Como estudiante del antropólogo Manuel Valdés Pizzini, aprendí que “la ciudad es el epítome un ecosistema donde el ser humano reordena, codifica/reglamenta, compra y vende bienes y raíces, controlando el espacio natural, son las ciudades enormes ecosistemas urbanos entramados sobre ecosistemas rurales” donde remplazan y añado, “desplazan poblaciones, suelos, cauces y energía bio-física transformando el paisaje” (1989). La urbe ya sea la planificada por dameros cuadriculados, acueductos, plazas de comercio y recreo y hasta coliseos romanos, la ciudad transforma el paisaje, nos obliga a (re)imaginarnos lo rural, el campo, el monte y mar. Es la nostalgia de mi viejo San Juan, la separación del jardín del edén del paraíso cosmogónico es la expulsión y migración forzada. Entonces deseamos volver a (re)encontrarnos o como dice el poeta César Miró:

“Todos vuelven a la tierra en que nacieron

Al embrujo incomparable de su sol

Todos vuelven al rincón de 'onde salieron

Donde acaso floreció más de un amor”

 

La modernización del campo a la ciudad forzó una migración desorganizada en busca de trabajo remunerado, salarios a medias lejos de la hacienda y las relaciones seudo serviles del campesinado sin título con los terratenientes. Cientos, miles de familias bajaron de las inmensas estepas verdes al llano costero, inundando de humanos los mangles y riberas que llamaron suburbios, barriadas urbanas improvisadas y hasta comunidades especiales. En el óleo-collage de Margot Ferra, “El Fanguito”, 1965, observamos un conjunto de casas coloridas de madera y zinc, aglomeradas y en desorden, enclavadas en el mangle.

Al final del recorrido encontramos representaciones del Caño Martín Peña de Rafael Rivera García, 1968, canal que se abre camino a la ciudad de San Juan. La magnifica pintura de Juan De Prey, en ella se pinta una marina urbana en el Caño Martín Peña, 1960. Admiramos de Myrna Báez, “La Perla”, 1962, la joya de las barriadas, “verde luz de monte y mar” pintada en óleo sobre lienzo. Estas obras representan la playa de Arecibo, la calle Venus de Ponce, el Trastalleres y Dulces Labios de Mayagüez. Ecosistemas al margen de la ciudad damera, ya sea colonial o moderna. Finalizo mencionando el tríptico en la obra de José Ruiz, “Parranda”, 1971, y otras que graba las navidades en escenario alegre, habitado y urbano. En estas últimas obras de desatacan escenarios teatrales de la bomba y la plena de Cortaron a Elena, las promesas de reyes y árboles de navidad electrificados con energía alumbrando los barrios como la estrella iluminó a Belén.

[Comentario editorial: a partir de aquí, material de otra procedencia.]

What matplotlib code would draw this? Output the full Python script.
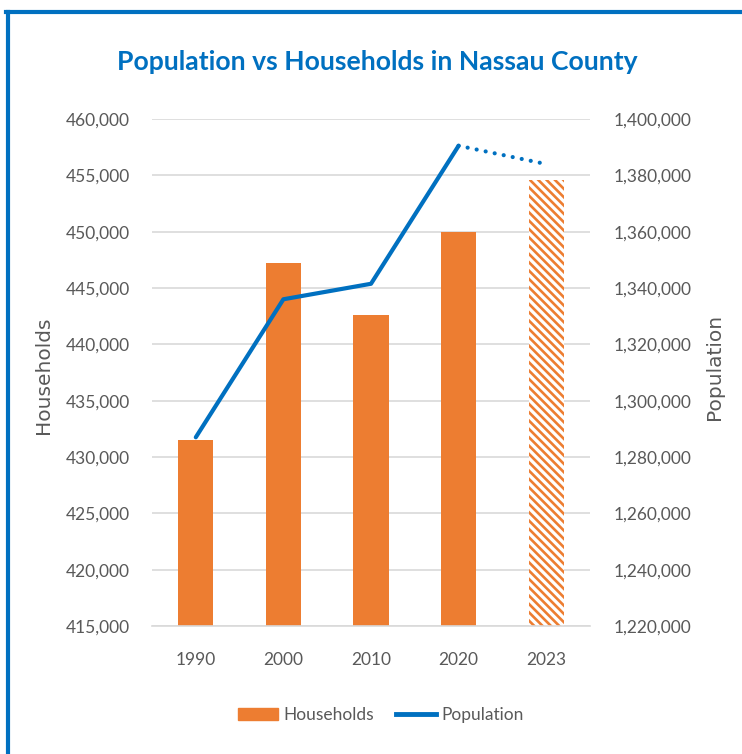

La veneración extrema o desmedida del pasado implicaba el riesgo de desembocar en la “parodia” o generar una versión irreal del pasado y del presente.” Mario Cancel, distinguido historiador nos propone prevenir la veneración extrema del pasado para evitar parodiar o romantizar las memorias. Yo también recuerdo el olor fétido y el vapor que emanaba de las tablas que disimulaban riachuelos de aguas usadas cuales cascadas del Cerro Juan Vega y la soledad de la casita machimbrada de la bisabuela. Kant decía que lo sublime no es la naturaleza o la naturaleza humana sino lo que el ser humano es capaz de hacer con la naturaleza, destruir, conservarla o transformarla. Disfrutemos con y sin nostalgia este recorrido encapsulado en esta real y maravillosa sala del Museo de Arte de Puerto Rico.

Como si rezáramos, repitan conmigo ¿quiénes éramos?, ¿quiénes somos? y ¿quiénes ya no somos? ¿quiénes queremos ser como humanos y como pueblo? El paisaje puertorriqueño se ha transformado sublimando como pueblo los conflictos, desastres y cambios socioculturales que definen nuestra identidad nacional (post)jibara. Hemos recorrido obras realistas, naturalistas y postmodernas que sirven de parámetros para reflexionar en el futuro que deseamos teñir como pueblo indisoluble, capaces de trascender el insularismo romántico y conservador, resistiendo el colonialismo, desastres y depresiones, superado el populismo modernizante hasta fundirnos en solo cuerpo, como si Puerto Rico es un caracol con la música por dentro y fuera una flor.